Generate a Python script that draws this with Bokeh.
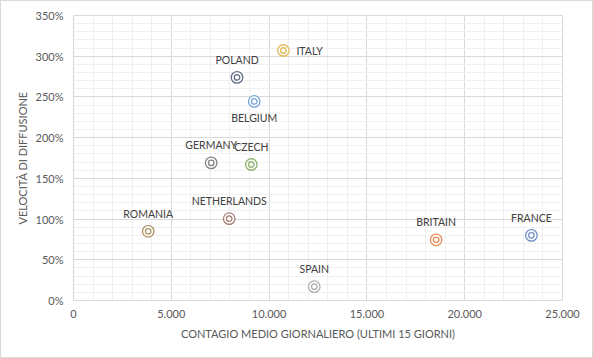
from bokeh.plotting import figure
from bokeh.models import (Range1d, FixedTicker, NumeralTickFormatter,
                          CustomJSTickFormatter, ColumnDataSource)
from bokeh.core.properties import value
from bokeh.embed import file_html
from bokeh.resources import INLINE

# ---- data ----
countries = ["ITALY", "POLAND", "BELGIUM", "GERMANY", "CZECH",
             "ROMANIA", "NETHERLANDS", "SPAIN", "BRITAIN", "FRANCE"]
contagio = [10730, 8360, 9240, 7040, 9090, 3820, 7960, 12310, 18540, 23410]
velocita = [3.07, 2.74, 2.445, 1.69, 1.67, 0.85, 1.005, 0.17, 0.745, 0.80]
label_pos = ["right", "above", "below", "above", "above",
             "above", "above", "above", "above", "above"]
colors = ["#E3B95A", "#656E86", "#77A6DD", "#848484", "#8EB46E",
          "#AD9566", "#A68071", "#ADADAD", "#EA8D58", "#7390C6"]
x_ticks = [0, 5000, 10000, 15000, 20000, 25000]
y_ticks = [0, 0.5, 1.0, 1.5, 2.0, 2.5, 3.0, 3.5]

FONT = "Lato"

# offsets derived from label position names
xo, yo, ta = [], [], []
for pos in label_pos:
    if pos == "right":
        xo.append(13); yo.append(0); ta.append("left")
    elif pos == "below":
        xo.append(0); yo.append(17); ta.append("center")
    else:
        xo.append(0); yo.append(-17.5); ta.append("center")

src = ColumnDataSource(dict(x=contagio, y=velocita, name=countries, c=colors,
                            xo=xo, yo=yo, ta=ta))

p = figure(output_backend="svg", toolbar_location=None,
           x_range=Range1d(0, 25000), y_range=Range1d(0, 3.5),
           frame_width=489, frame_height=285,
           min_border_left=72, min_border_right=30, min_border_top=14,
           min_border_bottom=57)
p.styles = {"border": "1px solid #D9D9D9"}
p.background_fill_color = "white"
p.border_fill_color = "white"
p.outline_line_color = "#D9D9D9"
p.outline_line_width = 1

# grid
minor_x = [v for v in range(0, 25001, 1000) if v % 5000 != 0]
minor_y = [i / 10 for i in range(0, 36) if i % 5 != 0]
p.xaxis.ticker = FixedTicker(ticks=x_ticks, minor_ticks=minor_x)
p.yaxis.ticker = FixedTicker(ticks=y_ticks, minor_ticks=minor_y)
for g in (p.xgrid, p.ygrid):
    g.grid_line_color = "#D9D9D9"
    g.grid_line_width = 1
    g.minor_grid_line_color = "#F0F0F0"
    g.minor_grid_line_width = 1

p.yaxis.formatter = NumeralTickFormatter(format="0%")
p.xaxis.formatter = CustomJSTickFormatter(code="""
    const s = Math.round(tick).toString();
    return s.replace(/\\B(?=(\\d{3})+(?!\\d))/g, '.');
""")

for ax in (p.xaxis, p.yaxis):
    ax.axis_line_color = None
    ax.major_tick_line_color = None
    ax.minor_tick_line_color = None
    ax.major_tick_out = 0
    ax.major_tick_in = 0
    ax.minor_tick_out = 0
    ax.minor_tick_in = 0
    ax.major_label_text_font = FONT
    ax.major_label_text_font_size = "11px"
    ax.major_label_text_color = "#595959"
    ax.axis_label_text_font = FONT
    ax.axis_label_text_font_size = "11px"
    ax.axis_label_text_color = "#595959"
    ax.axis_label_text_font_style = "normal"

p.xaxis.axis_label = "CONTAGIO MEDIO GIORNALIERO (ULTIMI 15 GIORNI)"
p.yaxis.axis_label = "VELOCITÀ DI DIFFUSIONE"
p.xaxis.major_label_standoff = 9
p.yaxis.major_label_standoff = 10
p.xaxis.axis_label_standoff = 6
p.yaxis.axis_label_standoff = 4

# markers: outer ring and inner ring
p.scatter("x", "y", source=src, marker="circle", size=11.5,
          fill_color="white", line_color="c", line_width=1.3)
p.scatter("x", "y", source=src, marker="circle", size=5.5,
          fill_color="white", line_color="c", line_width=1.3)

p.text("x", "y", text="name", source=src, x_offset="xo", y_offset="yo",
       text_align="ta", text_baseline="middle", text_color="#404040",
       text_font=value(FONT), text_font_size="10.5px")

open("out.html", "w").write(file_html(p, INLINE))
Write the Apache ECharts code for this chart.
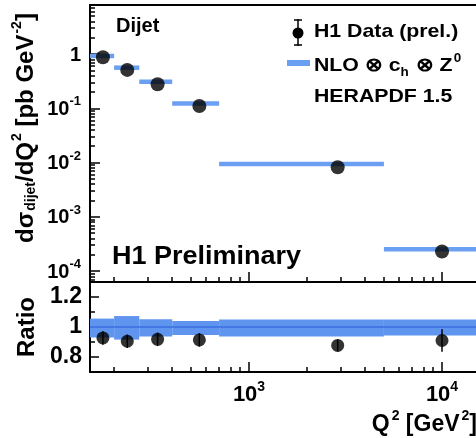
<!DOCTYPE html>
<html>
<head>
<meta charset="utf-8">
<script src="https://cdn.jsdelivr.net/npm/echarts@6/dist/echarts.min.js"></script>
<style>
html,body{margin:0;padding:0;background:#fff;}
#chart{width:476px;height:438px;}
</style>
</head>
<body>
<div id="chart"></div>
<script>
// Q^2 bins [GeV^2]
const binLow  = [150, 200, 270, 400, 700, 5000];
const binHigh = [200, 270, 400, 700, 5000, 15000];
// H1 dijet cross section points (bin centres) [pb GeV^-2]
const dataQ2    = [175, 234, 336, 553, 2880, 10000];
const dataXsec  = [0.87, 0.51, 0.277, 0.110, 0.0082, 2.3e-4];
// NLO x c_h x Z0 prediction per bin [pb GeV^-2]
const nloXsec   = [0.92, 0.56, 0.309, 0.122, 0.0094, 2.54e-4];
// Data / NLO ratio and its uncertainty
const ratioVal  = [0.927, 0.905, 0.918, 0.914, 0.877, 0.91];
const ratioErr  = [0.045, 0.045, 0.045, 0.045, 0.04, 0.075];
// Theory uncertainty band around 1 (up / down)
const bandUp    = [0.056, 0.073, 0.052, 0.040, 0.050, 0.050];
const bandDown  = [0.070, 0.084, 0.063, 0.054, 0.063, 0.056];
// Axis ranges and tick values
const xMin = 150, xMax = 15000;
const yMin = 6.31e-5, yMax = 8.0;
const rMin = 0.7, rMax = 1.3;
const xMajorTicks = [1000, 10000];
const yMajorTicks = [1e-4, 1e-3, 1e-2, 1e-1, 1];
const rMajorTicks = [0.8, 1.0, 1.2];
const rMinorTicks = [0.9, 1.1];

const FONT = "'Liberation Sans', Arial, Helvetica, sans-serif";
const BLUE_BAR = '#6b9ff2';
const BLUE_BAND = '#5f95ee';
const BLUE_LINE = '#3a6ee0';

function logMinor(lo, hi) {
  const out = [];
  for (let e = -6; e <= 5; e++) {
    for (let m = 2; m <= 9; m++) {
      const v = Number((m * Math.pow(10, e)).toPrecision(3));
      if (v > lo && v < hi) out.push(v);
    }
  }
  return out;
}
const xMinorTicks = logMinor(xMin, xMax);
const yMinorTicks = logMinor(yMin, yMax);

function powLabel(v) {
  const e = Math.round(Math.log10(v));
  if (e === 0) return '{m|1}';
  return '{m|10}{s|' + e + '}';
}
function powRich(size, supSize, raise) {
  return {
    m: {fontFamily: FONT, fontWeight: 'bold', fontSize: size, color: '#000', lineHeight: size + 2, verticalAlign: 'bottom'},
    s: {fontFamily: FONT, fontWeight: 'bold', fontSize: supSize, color: '#000', lineHeight: supSize + 1, verticalAlign: 'bottom', padding: [0, 0, raise, 0]}
  };
}

const axisLine = {show: true, lineStyle: {color: '#000', width: 2}};
const noLine = {show: false};

function xAxisPair(grid, showLabels) {
  return [
    {
      type: 'log', gridIndex: grid, min: xMin, max: xMax, position: 'bottom',
      axisLine: axisLine,
      axisTick: {show: true, inside: true, length: 10, customValues: xMajorTicks, lineStyle: {color: '#000', width: 1.5}},
      axisLabel: showLabels ? {
        show: true, customValues: xMajorTicks, margin: 10,
        formatter: powLabel, rich: powRich(22, 14, 12)
      } : {show: false},
      splitLine: {show: false}
    },
    {
      type: 'log', gridIndex: grid, min: xMin, max: xMax, position: 'bottom',
      axisLine: noLine,
      axisTick: {show: true, inside: true, length: 5, customValues: xMinorTicks, lineStyle: {color: '#000', width: 1.5}},
      axisLabel: {show: false},
      splitLine: {show: false}
    }
  ];
}

const option = {
  animation: false,
  backgroundColor: '#fff',
  grid: [
    {left: 90, right: -2, top: 5, height: 277},
    {left: 90, right: -2, top: 282, height: 90}
  ],
  xAxis: [
    ...xAxisPair(0, false),
    ...xAxisPair(1, true),
    // upper frame line of the cross-section panel
    {type: 'log', gridIndex: 0, min: xMin, max: xMax, position: 'top', axisLine: axisLine,
     axisTick: {show: false}, axisLabel: {show: false}, splitLine: {show: false}}
  ],
  yAxis: [
    {
      type: 'log', gridIndex: 0, min: yMin, max: yMax, position: 'left',
      axisLine: axisLine,
      axisTick: {show: true, inside: true, length: 10, customValues: yMajorTicks, lineStyle: {color: '#000', width: 1.5}},
      axisLabel: {show: true, customValues: yMajorTicks, margin: 9, formatter: powLabel, rich: powRich(20, 13, 11)},
      splitLine: {show: false}
    },
    {
      type: 'log', gridIndex: 0, min: yMin, max: yMax, position: 'left',
      axisLine: noLine,
      axisTick: {show: true, inside: true, length: 5, customValues: yMinorTicks, lineStyle: {color: '#000', width: 1.5}},
      axisLabel: {show: false},
      splitLine: {show: false}
    },
    {
      type: 'value', gridIndex: 1, min: rMin, max: rMax, position: 'left',
      axisLine: axisLine,
      axisTick: {show: true, inside: true, length: 9, customValues: rMajorTicks, lineStyle: {color: '#000', width: 1.5}},
      axisLabel: {show: true, customValues: rMajorTicks, margin: 8,
        fontFamily: FONT, fontWeight: 'bold', fontSize: 23, color: '#000',
        formatter: v => String(Math.round(v * 10) / 10)},
      splitLine: {show: false}
    },
    {
      type: 'value', gridIndex: 1, min: rMin, max: rMax, position: 'left',
      axisLine: noLine,
      axisTick: {show: true, inside: true, length: 5, customValues: rMinorTicks, lineStyle: {color: '#000', width: 1.5}},
      axisLabel: {show: false},
      splitLine: {show: false}
    }
  ],
  series: [
    // NLO prediction: horizontal bar across each Q^2 bin
    {
      type: 'custom', xAxisIndex: 0, yAxisIndex: 0, z: 2,
      encode: {x: [0, 1], y: 2},
      data: binLow.map((lo, i) => [lo, binHigh[i], nloXsec[i]]),
      renderItem: (params, api) => {
        const a = api.coord([api.value(0), api.value(2)]);
        const b = api.coord([api.value(1), api.value(2)]);
        return {type: 'line', shape: {x1: a[0], y1: a[1], x2: b[0], y2: b[1]},
                style: {stroke: BLUE_BAR, lineWidth: 4.5}};
      }
    },
    // H1 data points
    {
      type: 'scatter', xAxisIndex: 0, yAxisIndex: 0, z: 5,
      symbol: 'circle', symbolSize: 14,
      itemStyle: {color: '#000'},
      data: dataQ2.map((q, i) => [q, dataXsec[i]])
    },
    // Ratio panel: theory uncertainty band
    {
      type: 'custom', xAxisIndex: 2, yAxisIndex: 2, z: 2,
      encode: {x: [0, 1], y: [2, 3]},
      data: binLow.map((lo, i) => [lo, binHigh[i], 1 - bandDown[i], 1 + bandUp[i]]),
      renderItem: (params, api) => {
        const a = api.coord([api.value(0), api.value(3)]);
        const b = api.coord([api.value(1), api.value(2)]);
        return {type: 'rect', shape: {x: a[0], y: a[1], width: b[0] - a[0], height: b[1] - a[1]},
                style: {fill: BLUE_BAND}};
      }
    },
    // Ratio panel: central line at 1
    {
      type: 'line', xAxisIndex: 2, yAxisIndex: 2, z: 3,
      showSymbol: false, symbol: 'none',
      lineStyle: {color: BLUE_LINE, width: 1.5},
      data: [[xMin, 1], [xMax, 1]]
    },
    // Ratio panel: error bars
    {
      type: 'custom', xAxisIndex: 2, yAxisIndex: 2, z: 4,
      encode: {x: 0, y: [1, 2]},
      data: dataQ2.map((q, i) => [q, ratioVal[i] - ratioErr[i], ratioVal[i] + ratioErr[i]]),
      renderItem: (params, api) => {
        const a = api.coord([api.value(0), api.value(1)]);
        const b = api.coord([api.value(0), api.value(2)]);
        return {type: 'line', shape: {x1: a[0], y1: a[1], x2: b[0], y2: b[1]},
                style: {stroke: '#000', lineWidth: 1.5}};
      }
    },
    // Ratio panel: data / NLO points
    {
      type: 'scatter', xAxisIndex: 2, yAxisIndex: 2, z: 5,
      symbol: 'circle', symbolSize: 13,
      itemStyle: {color: '#000'},
      data: dataQ2.map((q, i) => [q, ratioVal[i]])
    }
  ],
  graphic: [
    // y-axis titles
    {
      type: 'text', x: 25, y: 128, rotation: Math.PI / 2,
      style: {
        text: '{m|dσ}{sub|dijet}{m|/dQ}{sup|2}{m| [pb GeV}{sup|-2}{m|]}',
        align: 'center', verticalAlign: 'middle',
        rich: {
          m: {fontFamily: FONT, fontWeight: 'bold', fontSize: 24, lineHeight: 27, verticalAlign: 'bottom'},
          sub: {fontFamily: FONT, fontWeight: 'bold', fontSize: 14, lineHeight: 14, verticalAlign: 'bottom', padding: [0, 0, 0, 1]},
          sup: {fontFamily: FONT, fontWeight: 'bold', fontSize: 14, lineHeight: 14, verticalAlign: 'bottom', padding: [0, 0, 14, 1]}
        }
      }
    },
    {
      type: 'text', x: 27, y: 327, rotation: Math.PI / 2,
      style: {text: 'Ratio', align: 'center', verticalAlign: 'middle',
              fontFamily: FONT, fontWeight: 'bold', fontSize: 24, fill: '#000'}
    },
    // x-axis title
    {
      type: 'text', x: 477, y: 423,
      style: {
        text: '{m|Q}{sup|2}{m| [GeV}{sup|2}{m|]}',
        align: 'right', verticalAlign: 'middle',
        rich: {
          m: {fontFamily: FONT, fontWeight: 'bold', fontSize: 23, lineHeight: 26, verticalAlign: 'bottom'},
          sup: {fontFamily: FONT, fontWeight: 'bold', fontSize: 14, lineHeight: 14, verticalAlign: 'bottom', padding: [0, 0, 13, 2]}
        }
      }
    },
    // panel labels
    {
      type: 'text', x: 116, y: 26,
      style: {text: 'Dijet', align: 'left', verticalAlign: 'middle',
              fontFamily: FONT, fontWeight: 'bold', fontSize: 20, fill: '#000'}
    },
    {
      type: 'text', x: 112, y: 257, scaleX: 1.08,
      style: {text: 'H1 Preliminary', align: 'left', verticalAlign: 'middle',
              fontFamily: FONT, fontWeight: 'bold', fontSize: 25, fill: '#000'}
    },
    // legend: data marker with error bar
    {type: 'line', shape: {x1: 298, y1: 19, x2: 298, y2: 46}, style: {stroke: '#000', lineWidth: 1.5}},
    {type: 'line', shape: {x1: 294, y1: 20, x2: 302, y2: 20}, style: {stroke: '#000', lineWidth: 1.5}},
    {type: 'line', shape: {x1: 294, y1: 45, x2: 302, y2: 45}, style: {stroke: '#000', lineWidth: 1.5}},
    {type: 'circle', shape: {cx: 298, cy: 33, r: 5.5}, style: {fill: '#000'}},
    {
      type: 'text', x: 314, y: 32, scaleX: 1.12,
      style: {text: 'H1 Data (prel.)', align: 'left', verticalAlign: 'middle',
              fontFamily: FONT, fontWeight: 'bold', fontSize: 19, fill: '#000'}
    },
    // legend: NLO line sample
    {type: 'line', shape: {x1: 287, y1: 63, x2: 310, y2: 63}, style: {stroke: BLUE_BAR, lineWidth: 6}},
    {
      type: 'text', x: 314, y: 64, scaleX: 1.12,
      style: {
        text: '{m|NLO ⊗ c}{sub|h}{m| ⊗ Z}{sup|0}',
        align: 'left', verticalAlign: 'middle',
        rich: {
          m: {fontFamily: FONT, fontWeight: 'bold', fontSize: 19, lineHeight: 22, verticalAlign: 'bottom'},
          sub: {fontFamily: FONT, fontWeight: 'bold', fontSize: 12, lineHeight: 12, verticalAlign: 'bottom', padding: [0, 1, -4, 0]},
          sup: {fontFamily: FONT, fontWeight: 'bold', fontSize: 12, lineHeight: 12, verticalAlign: 'bottom', padding: [0, 0, 10, 1]}
        }
      }
    },
    {
      type: 'text', x: 314, y: 97, scaleX: 1.12,
      style: {text: 'HERAPDF 1.5', align: 'left', verticalAlign: 'middle',
              fontFamily: FONT, fontWeight: 'bold', fontSize: 19, fill: '#000'}
    }
  ]
};

const chart = echarts.init(document.getElementById('chart'), null, {renderer: 'canvas'});
chart.setOption(option);
</script>
</body>
</html>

===

* _Problem to work on_
From the listing above, return each line with the word "this".

* _Correct output_
Generate a Python script that draws this with Bokeh.
Write the Apache ECharts code for this chart.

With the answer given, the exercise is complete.